With a U.N. Intervention Brigade in place and moving toward operation-readiness in the next month, questions have surfaced regarding the legal status of the deployment.
More than 3,000 troops from Tanzania, Malawi, and South Africa reportedly have assembled in Goma, in the eastern part of the Democratic Republic of the Congo. (map credit) This Intervention Brigade, Melbourne Law Professor Bruce “Ossie” Oswald writes in a new ASIL Insight, is intended as the United Nations’ “first-ever ‘offensive’ combat force.” By dint of Security Council Resolution 2098 (March 28, 2013), the Brigade has been authorized “to undertake military operations against armed groups” in order to “help the Congolese Government strengthen its control over territory.” As stated in ¶ 12(b) of Resolution 2098, the U.N. mission, MONUSCO, is authorized to support Congolese authorities, working unilaterally or together with Congolese armed forces,
‘taking full account of the need to protect civilians and mitigate risk before, during and after any military operation, [to] carry out targeted offensive operations through the Intervention Brigade …, in a robust, highly mobile and versatile manner and in strict compliance with international law, … to prevent the expansion of all armed groups, neutralize these groups, and to disarm them in order to contribute to the objective of reducing the threat posed by armed groups on state authority and civilian security in eastern DRC and to make space for stabilization activities; …’
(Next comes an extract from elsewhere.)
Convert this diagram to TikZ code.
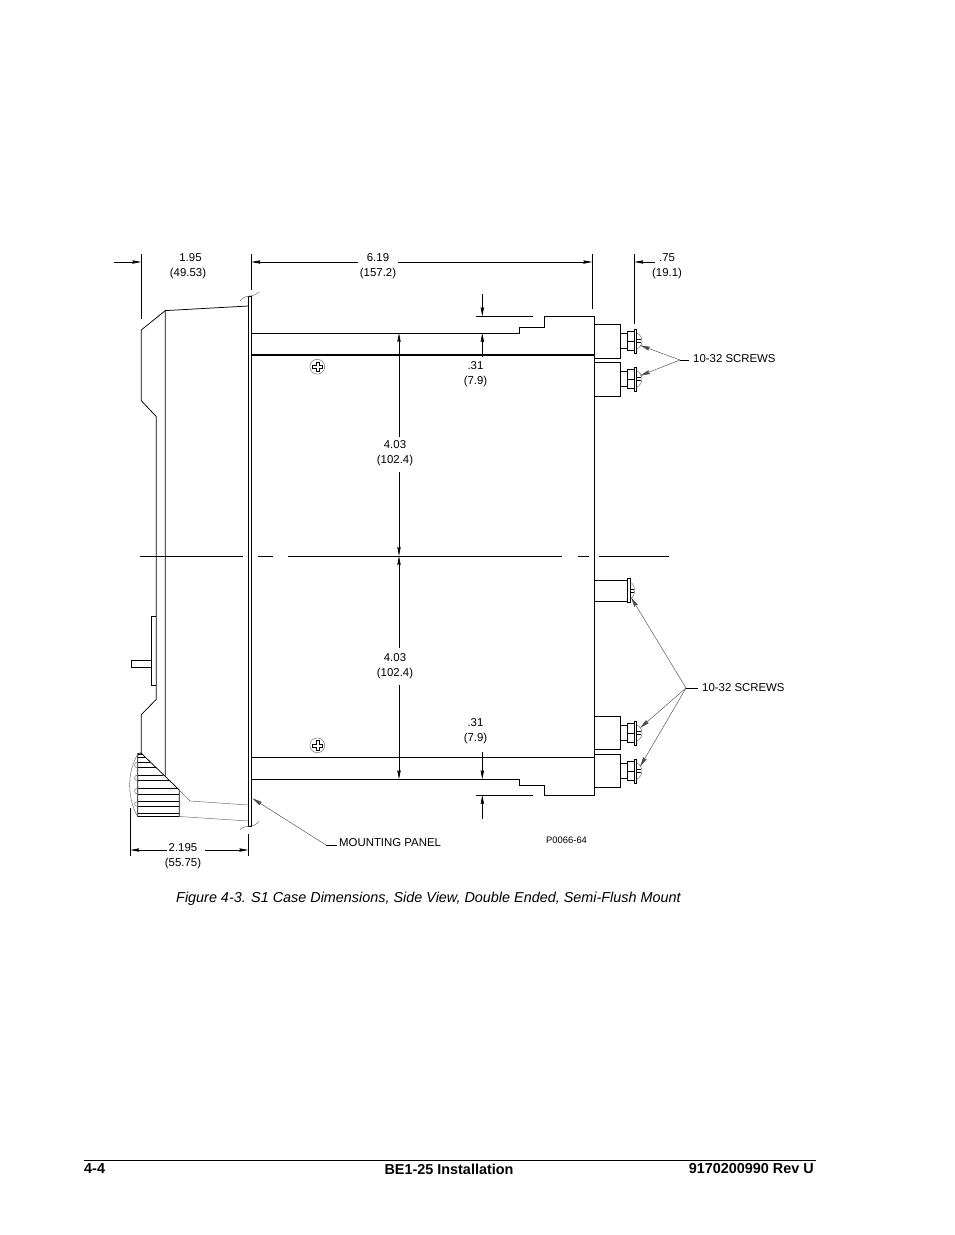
\documentclass[tikz,border=0pt]{standalone}
\usepackage{fontspec}
\setmainfont{Liberation Sans}
\usetikzlibrary{calc,arrows.meta}
\tikzset{
  part/.style={line width=0.75pt,line join=miter},
  thinpart/.style={line width=0.45pt,black!60},
  dimline/.style={line width=0.7pt},
  dimtip/.style={-{Stealth[length=9pt,width=3.4pt,inset=1pt]},line width=0.7pt},
  leader/.style={line width=0.45pt,black!70},
  leadertip/.style={-{Stealth[length=10pt,width=4pt,inset=1pt]},line width=0.45pt,black!70},
  dimtext/.style={font=\fontsize{11.4}{15}\selectfont,align=center,inner sep=0pt},
  labeltext/.style={font=\fontsize{11.4}{14}\selectfont,anchor=west,inner sep=0pt},
  pagetext/.style={font=\fontsize{14.4}{17}\selectfont\bfseries,inner sep=0pt}
}
\begin{document}
\begin{tikzpicture}[x=1pt,y=-1pt]
  \useasboundingbox (0,0) rectangle (954,1235);

  % dimension points
  \coordinate (dimA) at (114,262);
  \coordinate (dimB) at (141.3,262);
  \coordinate (dimC) at (251.3,262);
  \coordinate (dimD) at (592.3,262);
  \coordinate (dimE) at (634.3,262);
  \coordinate (dimF) at (655,262);
  \coordinate (midC) at (399,556);

  % case body
  \draw[part] (141.3,319) -- (141.3,254);
  \draw[part] (251.3,290) -- (251.3,254);
  \draw[part] (592.3,309) -- (592.3,254);
  \draw[part] (634.3,324) -- (634.3,254);
  \draw[part] (165.3,776) -- (165.3,310.6) -- (248.5,306);
  \draw[part] (165.3,310.6) -- (141.3,330) -- (141.3,400.7) -- (156.3,416.6) -- (156.3,699.3)
    -- (141.3,714.7) -- (141.3,753);

  % panel
  \draw[part] (248.5,296) rectangle (251.7,826);
  \draw[thinpart] (240,301) .. controls (243,296.5) and (247,296.5) .. (250,296)
    .. controls (254,295.5) and (256,294.5) .. (259,292);
  \draw[thinpart] (240,829.6) .. controls (243,826.5) and (247,826.5) .. (250,826)
    .. controls (254,825.5) and (257,824.5) .. (259,821);

  % handle
  \draw[part] (156.3,616) -- (151.3,616) -- (151.3,685) -- (156.3,685);
  \draw[part] (151.3,660.3) -- (131.5,660.3) -- (131.5,667.7) -- (151.3,667.7);
  \draw[line width=1.6pt] (131.5,660.3) -- (131.5,667.7);

  % knob
  \draw[part] (141,753) -- (179.3,790) -- (179.3,816.5) -- (137.7,816.5) -- (137.7,753.5) -- (141,753);
  \foreach \hy/\hx in {754/142,757.3/145,762.3/150.3,767.7/155.8,775/163.2,780.7/169.1,788.3/177.0,794/179.3,801.7/179.3,806.7/179.3,813.3/179.3}
    \draw[part] (137.7,\hy) -- (\hx,\hy);
  \foreach \ly/\lz in {762.3/767.7,775/780.7,788.3/794,801.7/806.7}
    \draw[thinpart] (137.7,\ly) .. controls (133.5,\ly) and (133.5,\lz) .. (137.7,\lz);
  \draw[thinpart] (138,754) .. controls (128,770) and (126,795) .. (137.5,816.5);
  \draw[thinpart] (179.3,790) -- (190,801) -- (248.5,805);
  \draw[thinpart] (179.3,816.5) -- (248.5,821);

  % rear of case
  \draw[part] (251.7,333) -- (519.7,333) -- (519.7,327) -- (544.3,327) -- (544.3,316.3) -- (594.3,316.3)
    -- (594.3,795) -- (544.3,795) -- (544.3,785.3) -- (519.7,785.3) -- (519.7,779.3) -- (251.7,779.3);
  \draw[part] (251.7,757.3) -- (594.3,757.3);
  \draw[line width=1.5pt] (251.7,355) -- (594.3,355);

  % terminals
  \foreach \tt/\tb in {324/358.3,362.3/396.3,716/749.3,754.3/787.3}
    \draw[part] (594.3,\tt) -- (620.3,\tt) -- (620.3,\tb) -- (594.3,\tb);
  \draw[part] (594.3,580) rectangle (627.3,601.3);
  \foreach \sy in {341,379,733,771} {
    \draw[part] (620.3,\sy-7.5) rectangle (627.3,\sy+7.5);
    \draw[part] (627.3,\sy-9.5) rectangle (634.3,\sy+9.5);
    \draw[part] (627.3,\sy) -- (634.3,\sy);
    \draw[part] (634.3,\sy-12) rectangle (636.7,\sy+12);
    \draw[thinpart] (636.7,\sy-8) .. controls (640,\sy-7) and (642,\sy-3) .. (642,\sy)
      .. controls (642,\sy+3) and (640,\sy+7) .. (636.7,\sy+8);
    \draw[part] (636.7,\sy-1.7) -- (641,\sy-1.7) (636.7,\sy+1.7) -- (641,\sy+1.7);
  }
  \draw[part] (627.3,578.7) rectangle (630,602.7);
  \draw[thinpart] (630,582) .. controls (633,583) and (634.5,587) .. (634.5,590.7)
    .. controls (634.5,594) and (633,598) .. (630,599);
  \draw[part] (630,589.3) -- (634,589.3) (630,592.3) -- (634,592.3);

  % mounting screws
  \foreach \my in {366.7,745.3} {
    \draw[thinpart] (317.3,\my) circle (7.4);
    \draw[line width=0.6pt] (315.8,\my-4.8) -- (318.8,\my-4.8) -- (318.8,\my-1.5) -- (322,\my-1.5) -- (322,\my+1.5)
      -- (318.8,\my+1.5) -- (318.8,\my+4.8) -- (315.8,\my+4.8) -- (315.8,\my+1.5) -- (312.6,\my+1.5)
      -- (312.6,\my-1.5) -- (315.8,\my-1.5) -- cycle;
  }

  % center line
  \draw[part] (140,556) -- (243,556) (258,556) -- (273,556) (288,556) -- (562,556)
    (578,556) -- (589,556) (599,556) -- (669,556);

  % ticks
  \draw[part] (476,316.3) -- (532.7,316.3);
  \draw[part] (476,795) -- (532.7,795);

  % texts
  \node[dimtext] (txtA) at (188,266.5) {\makebox[0pt]{\hspace{5pt}1.95}\\(49.53)};
  \node[dimtext] (txtB) at (378,266.5) {6.19\\(157.2)};
  \node[dimtext] (txtC) at (667,266.5) {.75\\(19.1)};
  \node[dimtext] (txtD) at (475.5,374.5) {.31\\(7.9)};
  \node[dimtext] (txtE) at (475.5,731) {.31\\(7.9)};
  \node[dimtext] (txtF) at (395,453.5) {4.03\\(102.4)};
  \node[dimtext] (txtG) at (395,666.5) {4.03\\(102.4)};
  \node[dimtext] (txtH) at (183,856.5) {2.195\\(55.75)};
  \node[labeltext] (screwsA) at (693,359) {10-32 SCREWS};
  \node[labeltext] (screwsB) at (702,688) {10-32 SCREWS};
  \node[labeltext] (panelT) at (339,843) {MOUNTING PANEL};
  \node[font=\fontsize{9.4}{11}\selectfont,anchor=west,inner sep=0pt] (drawno) at (546,840) {P0066-64};

  % dimension lines
  \draw[dimtip] (dimA) -- (dimB);
  \draw[dimtip] (358,262) -- (dimC);
  \draw[dimtip] (398,262) -- (dimD);
  \draw[dimtip] (dimF) -- (dimE);
  \draw[dimtip] (482.3,294) -- (482.3,316.3);
  \draw[dimtip] (482.3,357) -- (482.3,333);
  \draw[dimtip] (482.3,751.7) -- (482.3,779.3);
  \draw[dimtip] (482.3,819) -- (482.3,795);
  \draw[dimtip] (399,437) -- (399,333);
  \draw[dimtip] (399,472) -- (midC);
  \draw[dimtip] (399,648) -- (midC);
  \draw[dimtip] (399,685) -- (399,779.3);
  \draw[part] (130.3,808) -- (130.3,856);
  \draw[part] (248.3,834.3) -- (248.3,856);
  \draw[dimtip] (167,850) -- (130.3,850);
  \draw[dimtip] (205,850) -- (248.3,850);

  % leaders
  \coordinate (apexA) at (680,360);
  \coordinate (apexB) at (686,688);
  \coordinate (apexC) at (326,845);
  \draw[part] (apexA) -- (689,360);
  \draw[part] (apexB) -- (698,688);
  \draw[part] (apexC) -- (337,845);
  \draw[leadertip] (apexA) -- (640,345.3);
  \draw[leadertip] (apexA) -- (640,375.7);
  \draw[leadertip] (apexB) -- (631,597.3);
  \draw[leadertip] (apexB) -- (640,728);
  \draw[leadertip] (apexB) -- (640,766.7);
  \draw[leadertip] (apexC) -- (252.3,798.3);

  % caption and page foot
  \node[font=\fontsize{14.4}{17}\selectfont\itshape,anchor=west,inner sep=0pt] (caption) at (176,899)
    {Figure 4-3. S1 Case Dimensions, Side View, Double Ended, Semi-Flush Mount};
  \draw[line width=0.8pt] (84,1160) -- (816,1160);
  \node[pagetext,anchor=west] (footL) at (84,1169) {4-4};
  \node[pagetext] (footC) at (449,1169) {BE1-25 Installation};
  \node[pagetext,anchor=east] (footR) at (814,1169) {9170200990 Rev U};
\end{tikzpicture}
\end{document}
(A little further into the resolution, ¶ 12(d), which makes no reference to the Intervention Brigade, authorizes MONUSCO to “[s]upport and work with the Government of the DRC to arrest and bring to justice those responsible for war crimes and crimes against humanity in the country, including through cooperation with States of the region and the ICC.” The International Criminal Court Situation in the Congo currently lists 1 at-large accused.)
Though some civil society groups were reported to support the Brigade, in recent weeks 19 nongovernmental organizations wrote U.N. Secretary-General Ban Ki-moon to express concern about the relation between the Brigade and other activities in the region. In a followup interview, one organization stressed the need to keep any “military action” separate in order not to block humanitarian access to civilians.
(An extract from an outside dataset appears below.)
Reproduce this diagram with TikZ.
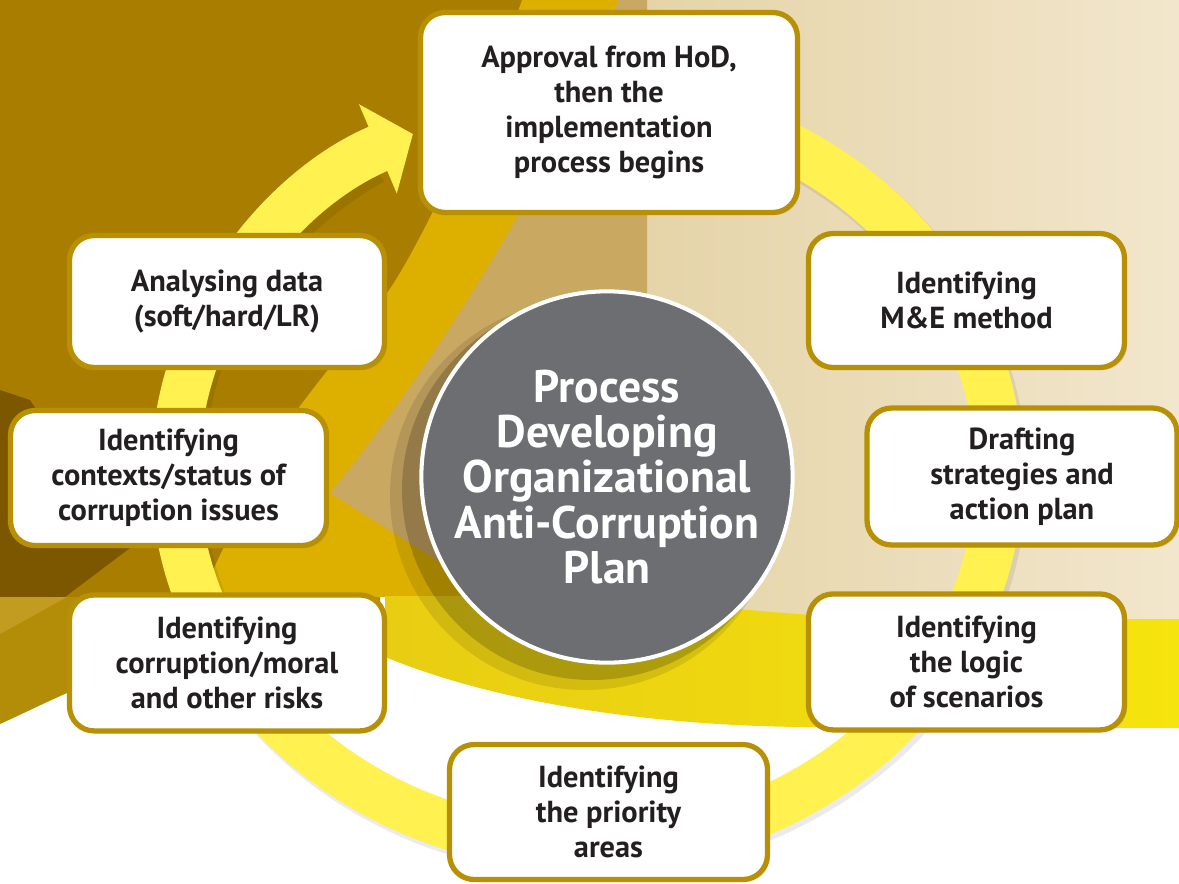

Meanwhile, Oswald’s Insight unpacks numerous legal issues, though it offers no certain answers to them. He asks:
► Is the Brigade to be considered a party to the conflict, and if so, does that consideration extend to the entire U.N. mission in the country?
► What is meant by the Security Council’s grant to the Brigade of authority to “neutralize” armed groups?
That uncertainty gives rise to other questions. One such question jumps to mind on reading Oswald’s quotation of a 1999 Secretary-General’s Bulletin to the effect that if members of the Brigade are classified as combatants in the conflict,
‘they “can be legitimate targets for the extent of their participation in accordance with international humanitarian law”.’
Article 8(2)(b)(iii) of the Rome Statute authorizes the International Criminal Court to prosecute persons for the war crime of
‘[i]ntentionally directing attacks against personnel, installations, material, units or vehicles involved in a humanitarian assistance or peacekeeping mission in accordance with the Charter of the United Nations, as long as they are entitled to the protection given to civilians or civilian objects under the international law of armed conflict ….’
Notably, the offense already has been charged in the court, in the Situation in Darfur, Sudan. Oswald’s reasoning suggests that in a different situation in some future case involving an entity like the new Brigade, that final proviso might require considerable interpretation.